The exercise - Without the pictures, return all of the material exactly as written.

— BEGIN Provided material —

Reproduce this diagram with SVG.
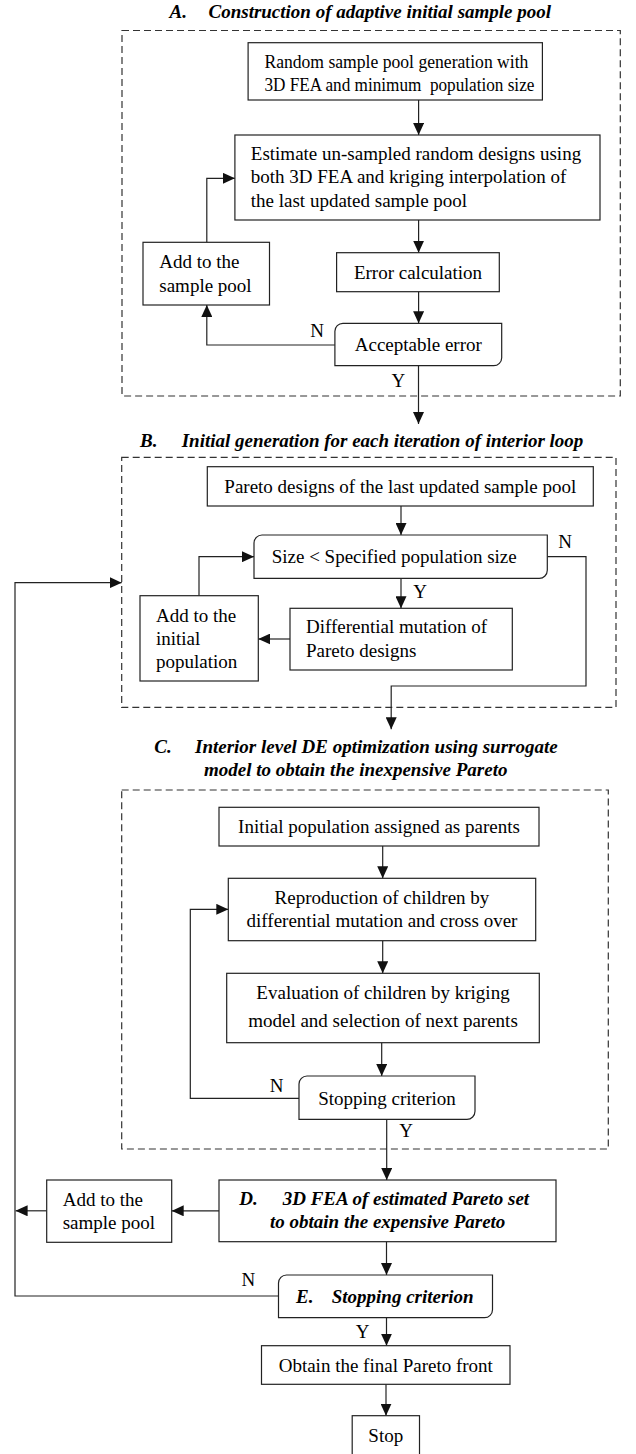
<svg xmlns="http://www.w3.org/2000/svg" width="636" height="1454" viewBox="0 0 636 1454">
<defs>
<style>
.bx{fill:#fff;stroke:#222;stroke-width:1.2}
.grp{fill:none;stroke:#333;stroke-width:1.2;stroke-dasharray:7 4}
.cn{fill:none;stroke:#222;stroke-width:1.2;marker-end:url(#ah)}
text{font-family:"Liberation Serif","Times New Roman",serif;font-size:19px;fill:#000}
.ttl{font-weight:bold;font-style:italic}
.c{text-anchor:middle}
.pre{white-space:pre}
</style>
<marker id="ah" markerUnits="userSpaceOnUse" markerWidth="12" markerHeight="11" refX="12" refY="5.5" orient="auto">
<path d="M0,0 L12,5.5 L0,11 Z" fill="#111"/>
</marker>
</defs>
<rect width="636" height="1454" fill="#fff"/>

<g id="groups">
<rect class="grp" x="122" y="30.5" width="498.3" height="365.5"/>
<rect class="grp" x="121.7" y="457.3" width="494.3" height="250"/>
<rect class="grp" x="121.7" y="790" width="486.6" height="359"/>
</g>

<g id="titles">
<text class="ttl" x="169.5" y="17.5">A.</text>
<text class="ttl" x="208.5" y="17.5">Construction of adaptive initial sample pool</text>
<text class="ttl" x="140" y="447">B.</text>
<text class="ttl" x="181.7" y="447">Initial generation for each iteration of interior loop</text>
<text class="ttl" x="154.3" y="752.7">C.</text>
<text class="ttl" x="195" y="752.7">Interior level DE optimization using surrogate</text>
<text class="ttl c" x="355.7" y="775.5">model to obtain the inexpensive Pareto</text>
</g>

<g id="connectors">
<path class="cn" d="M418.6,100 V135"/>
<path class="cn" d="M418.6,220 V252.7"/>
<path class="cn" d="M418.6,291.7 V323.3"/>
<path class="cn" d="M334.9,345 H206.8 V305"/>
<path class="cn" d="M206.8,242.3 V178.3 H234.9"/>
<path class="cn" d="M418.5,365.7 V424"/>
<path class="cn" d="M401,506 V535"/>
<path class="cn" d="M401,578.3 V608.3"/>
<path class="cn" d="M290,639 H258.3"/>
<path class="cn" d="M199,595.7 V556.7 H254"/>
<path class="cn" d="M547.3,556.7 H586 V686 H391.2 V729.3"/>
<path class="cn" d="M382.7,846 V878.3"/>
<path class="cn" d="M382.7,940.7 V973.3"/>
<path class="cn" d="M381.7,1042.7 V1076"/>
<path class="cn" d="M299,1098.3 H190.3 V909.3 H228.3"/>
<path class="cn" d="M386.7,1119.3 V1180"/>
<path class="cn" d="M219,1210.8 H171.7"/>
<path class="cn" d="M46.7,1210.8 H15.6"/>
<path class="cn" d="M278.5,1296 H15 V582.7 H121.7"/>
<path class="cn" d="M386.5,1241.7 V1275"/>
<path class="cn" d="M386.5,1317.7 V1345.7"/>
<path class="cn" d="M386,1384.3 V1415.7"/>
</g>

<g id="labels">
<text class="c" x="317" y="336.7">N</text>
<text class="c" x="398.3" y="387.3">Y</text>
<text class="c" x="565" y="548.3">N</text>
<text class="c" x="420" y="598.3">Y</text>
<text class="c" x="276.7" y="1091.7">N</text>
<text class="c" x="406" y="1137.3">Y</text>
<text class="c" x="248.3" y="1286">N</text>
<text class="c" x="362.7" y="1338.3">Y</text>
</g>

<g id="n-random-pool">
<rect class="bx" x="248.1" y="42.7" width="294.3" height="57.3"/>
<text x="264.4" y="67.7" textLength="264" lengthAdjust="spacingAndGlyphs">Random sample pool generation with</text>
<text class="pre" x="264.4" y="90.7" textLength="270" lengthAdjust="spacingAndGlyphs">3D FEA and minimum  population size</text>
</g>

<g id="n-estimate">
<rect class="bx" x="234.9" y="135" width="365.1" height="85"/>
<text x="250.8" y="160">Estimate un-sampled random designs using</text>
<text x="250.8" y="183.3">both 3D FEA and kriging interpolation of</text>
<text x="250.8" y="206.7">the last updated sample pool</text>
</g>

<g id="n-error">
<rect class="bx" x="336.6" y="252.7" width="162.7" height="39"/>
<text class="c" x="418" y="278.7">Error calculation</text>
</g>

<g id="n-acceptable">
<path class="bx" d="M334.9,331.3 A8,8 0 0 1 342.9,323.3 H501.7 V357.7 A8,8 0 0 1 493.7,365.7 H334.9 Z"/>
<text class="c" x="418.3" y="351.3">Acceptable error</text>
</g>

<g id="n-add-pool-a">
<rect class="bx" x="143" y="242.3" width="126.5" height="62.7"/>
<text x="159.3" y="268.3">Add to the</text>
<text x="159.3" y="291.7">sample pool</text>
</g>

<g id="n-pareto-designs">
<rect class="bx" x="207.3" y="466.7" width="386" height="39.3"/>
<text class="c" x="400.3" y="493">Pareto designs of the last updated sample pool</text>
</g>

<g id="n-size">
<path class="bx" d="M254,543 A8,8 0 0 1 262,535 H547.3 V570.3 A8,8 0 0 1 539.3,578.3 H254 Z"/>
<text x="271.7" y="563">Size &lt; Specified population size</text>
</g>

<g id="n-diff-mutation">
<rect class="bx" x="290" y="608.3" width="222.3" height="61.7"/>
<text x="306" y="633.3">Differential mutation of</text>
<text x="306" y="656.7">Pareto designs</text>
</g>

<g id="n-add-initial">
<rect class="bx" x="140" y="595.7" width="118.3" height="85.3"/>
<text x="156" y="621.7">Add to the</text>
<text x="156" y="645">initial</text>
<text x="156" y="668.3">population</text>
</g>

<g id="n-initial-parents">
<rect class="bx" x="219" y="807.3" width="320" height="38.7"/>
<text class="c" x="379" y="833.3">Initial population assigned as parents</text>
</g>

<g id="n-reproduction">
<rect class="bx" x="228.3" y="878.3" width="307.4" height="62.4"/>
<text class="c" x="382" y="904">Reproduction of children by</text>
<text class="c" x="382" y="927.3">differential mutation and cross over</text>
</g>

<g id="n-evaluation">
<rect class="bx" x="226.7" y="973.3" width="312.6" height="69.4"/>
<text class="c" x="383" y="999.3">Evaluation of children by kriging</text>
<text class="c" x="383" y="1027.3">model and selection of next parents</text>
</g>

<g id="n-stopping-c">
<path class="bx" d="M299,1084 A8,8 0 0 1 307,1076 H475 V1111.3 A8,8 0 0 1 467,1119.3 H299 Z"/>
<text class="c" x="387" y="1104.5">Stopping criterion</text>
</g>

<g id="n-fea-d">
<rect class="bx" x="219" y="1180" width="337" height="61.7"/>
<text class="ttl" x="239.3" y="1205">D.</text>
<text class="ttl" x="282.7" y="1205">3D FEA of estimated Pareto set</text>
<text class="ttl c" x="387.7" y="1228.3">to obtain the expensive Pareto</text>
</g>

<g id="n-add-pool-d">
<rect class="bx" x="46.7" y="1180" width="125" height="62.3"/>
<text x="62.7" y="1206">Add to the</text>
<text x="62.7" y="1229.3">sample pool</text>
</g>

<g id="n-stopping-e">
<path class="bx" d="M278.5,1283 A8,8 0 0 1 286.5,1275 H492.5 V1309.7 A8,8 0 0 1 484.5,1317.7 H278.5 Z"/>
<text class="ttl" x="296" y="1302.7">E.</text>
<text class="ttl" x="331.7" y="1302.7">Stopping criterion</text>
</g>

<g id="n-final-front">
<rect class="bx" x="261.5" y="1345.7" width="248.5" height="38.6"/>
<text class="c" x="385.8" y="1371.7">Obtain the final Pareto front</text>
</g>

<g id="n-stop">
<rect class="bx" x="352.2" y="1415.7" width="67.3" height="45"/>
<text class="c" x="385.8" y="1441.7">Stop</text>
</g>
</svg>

— END Provided material —

Final answer -
Reproduce this diagram with SVG.
<svg xmlns="http://www.w3.org/2000/svg" width="636" height="1454" viewBox="0 0 636 1454">
<defs>
<style>
.bx{fill:#fff;stroke:#222;stroke-width:1.2}
.grp{fill:none;stroke:#333;stroke-width:1.2;stroke-dasharray:7 4}
.cn{fill:none;stroke:#222;stroke-width:1.2;marker-end:url(#ah)}
text{font-family:"Liberation Serif","Times New Roman",serif;font-size:19px;fill:#000}
.ttl{font-weight:bold;font-style:italic}
.c{text-anchor:middle}
.pre{white-space:pre}
</style>
<marker id="ah" markerUnits="userSpaceOnUse" markerWidth="12" markerHeight="11" refX="12" refY="5.5" orient="auto">
<path d="M0,0 L12,5.5 L0,11 Z" fill="#111"/>
</marker>
</defs>
<rect width="636" height="1454" fill="#fff"/>

<g id="groups">
<rect class="grp" x="122" y="30.5" width="498.3" height="365.5"/>
<rect class="grp" x="121.7" y="457.3" width="494.3" height="250"/>
<rect class="grp" x="121.7" y="790" width="486.6" height="359"/>
</g>

<g id="titles">
<text class="ttl" x="169.5" y="17.5">A.</text>
<text class="ttl" x="208.5" y="17.5">Construction of adaptive initial sample pool</text>
<text class="ttl" x="140" y="447">B.</text>
<text class="ttl" x="181.7" y="447">Initial generation for each iteration of interior loop</text>
<text class="ttl" x="154.3" y="752.7">C.</text>
<text class="ttl" x="195" y="752.7">Interior level DE optimization using surrogate</text>
<text class="ttl c" x="355.7" y="775.5">model to obtain the inexpensive Pareto</text>
</g>

<g id="connectors">
<path class="cn" d="M418.6,100 V135"/>
<path class="cn" d="M418.6,220 V252.7"/>
<path class="cn" d="M418.6,291.7 V323.3"/>
<path class="cn" d="M334.9,345 H206.8 V305"/>
<path class="cn" d="M206.8,242.3 V178.3 H234.9"/>
<path class="cn" d="M418.5,365.7 V424"/>
<path class="cn" d="M401,506 V535"/>
<path class="cn" d="M401,578.3 V608.3"/>
<path class="cn" d="M290,639 H258.3"/>
<path class="cn" d="M199,595.7 V556.7 H254"/>
<path class="cn" d="M547.3,556.7 H586 V686 H391.2 V729.3"/>
<path class="cn" d="M382.7,846 V878.3"/>
<path class="cn" d="M382.7,940.7 V973.3"/>
<path class="cn" d="M381.7,1042.7 V1076"/>
<path class="cn" d="M299,1098.3 H190.3 V909.3 H228.3"/>
<path class="cn" d="M386.7,1119.3 V1180"/>
<path class="cn" d="M219,1210.8 H171.7"/>
<path class="cn" d="M46.7,1210.8 H15.6"/>
<path class="cn" d="M278.5,1296 H15 V582.7 H121.7"/>
<path class="cn" d="M386.5,1241.7 V1275"/>
<path class="cn" d="M386.5,1317.7 V1345.7"/>
<path class="cn" d="M386,1384.3 V1415.7"/>
</g>

<g id="labels">
<text class="c" x="317" y="336.7">N</text>
<text class="c" x="398.3" y="387.3">Y</text>
<text class="c" x="565" y="548.3">N</text>
<text class="c" x="420" y="598.3">Y</text>
<text class="c" x="276.7" y="1091.7">N</text>
<text class="c" x="406" y="1137.3">Y</text>
<text class="c" x="248.3" y="1286">N</text>
<text class="c" x="362.7" y="1338.3">Y</text>
</g>

<g id="n-random-pool">
<rect class="bx" x="248.1" y="42.7" width="294.3" height="57.3"/>
<text x="264.4" y="67.7" textLength="264" lengthAdjust="spacingAndGlyphs">Random sample pool generation with</text>
<text class="pre" x="264.4" y="90.7" textLength="270" lengthAdjust="spacingAndGlyphs">3D FEA and minimum  population size</text>
</g>

<g id="n-estimate">
<rect class="bx" x="234.9" y="135" width="365.1" height="85"/>
<text x="250.8" y="160">Estimate un-sampled random designs using</text>
<text x="250.8" y="183.3">both 3D FEA and kriging interpolation of</text>
<text x="250.8" y="206.7">the last updated sample pool</text>
</g>

<g id="n-error">
<rect class="bx" x="336.6" y="252.7" width="162.7" height="39"/>
<text class="c" x="418" y="278.7">Error calculation</text>
</g>

<g id="n-acceptable">
<path class="bx" d="M334.9,331.3 A8,8 0 0 1 342.9,323.3 H501.7 V357.7 A8,8 0 0 1 493.7,365.7 H334.9 Z"/>
<text class="c" x="418.3" y="351.3">Acceptable error</text>
</g>

<g id="n-add-pool-a">
<rect class="bx" x="143" y="242.3" width="126.5" height="62.7"/>
<text x="159.3" y="268.3">Add to the</text>
<text x="159.3" y="291.7">sample pool</text>
</g>

<g id="n-pareto-designs">
<rect class="bx" x="207.3" y="466.7" width="386" height="39.3"/>
<text class="c" x="400.3" y="493">Pareto designs of the last updated sample pool</text>
</g>

<g id="n-size">
<path class="bx" d="M254,543 A8,8 0 0 1 262,535 H547.3 V570.3 A8,8 0 0 1 539.3,578.3 H254 Z"/>
<text x="271.7" y="563">Size &lt; Specified population size</text>
</g>

<g id="n-diff-mutation">
<rect class="bx" x="290" y="608.3" width="222.3" height="61.7"/>
<text x="306" y="633.3">Differential mutation of</text>
<text x="306" y="656.7">Pareto designs</text>
</g>

<g id="n-add-initial">
<rect class="bx" x="140" y="595.7" width="118.3" height="85.3"/>
<text x="156" y="621.7">Add to the</text>
<text x="156" y="645">initial</text>
<text x="156" y="668.3">population</text>
</g>

<g id="n-initial-parents">
<rect class="bx" x="219" y="807.3" width="320" height="38.7"/>
<text class="c" x="379" y="833.3">Initial population assigned as parents</text>
</g>

<g id="n-reproduction">
<rect class="bx" x="228.3" y="878.3" width="307.4" height="62.4"/>
<text class="c" x="382" y="904">Reproduction of children by</text>
<text class="c" x="382" y="927.3">differential mutation and cross over</text>
</g>

<g id="n-evaluation">
<rect class="bx" x="226.7" y="973.3" width="312.6" height="69.4"/>
<text class="c" x="383" y="999.3">Evaluation of children by kriging</text>
<text class="c" x="383" y="1027.3">model and selection of next parents</text>
</g>

<g id="n-stopping-c">
<path class="bx" d="M299,1084 A8,8 0 0 1 307,1076 H475 V1111.3 A8,8 0 0 1 467,1119.3 H299 Z"/>
<text class="c" x="387" y="1104.5">Stopping criterion</text>
</g>

<g id="n-fea-d">
<rect class="bx" x="219" y="1180" width="337" height="61.7"/>
<text class="ttl" x="239.3" y="1205">D.</text>
<text class="ttl" x="282.7" y="1205">3D FEA of estimated Pareto set</text>
<text class="ttl c" x="387.7" y="1228.3">to obtain the expensive Pareto</text>
</g>

<g id="n-add-pool-d">
<rect class="bx" x="46.7" y="1180" width="125" height="62.3"/>
<text x="62.7" y="1206">Add to the</text>
<text x="62.7" y="1229.3">sample pool</text>
</g>

<g id="n-stopping-e">
<path class="bx" d="M278.5,1283 A8,8 0 0 1 286.5,1275 H492.5 V1309.7 A8,8 0 0 1 484.5,1317.7 H278.5 Z"/>
<text class="ttl" x="296" y="1302.7">E.</text>
<text class="ttl" x="331.7" y="1302.7">Stopping criterion</text>
</g>

<g id="n-final-front">
<rect class="bx" x="261.5" y="1345.7" width="248.5" height="38.6"/>
<text class="c" x="385.8" y="1371.7">Obtain the final Pareto front</text>
</g>

<g id="n-stop">
<rect class="bx" x="352.2" y="1415.7" width="67.3" height="45"/>
<text class="c" x="385.8" y="1441.7">Stop</text>
</g>
</svg>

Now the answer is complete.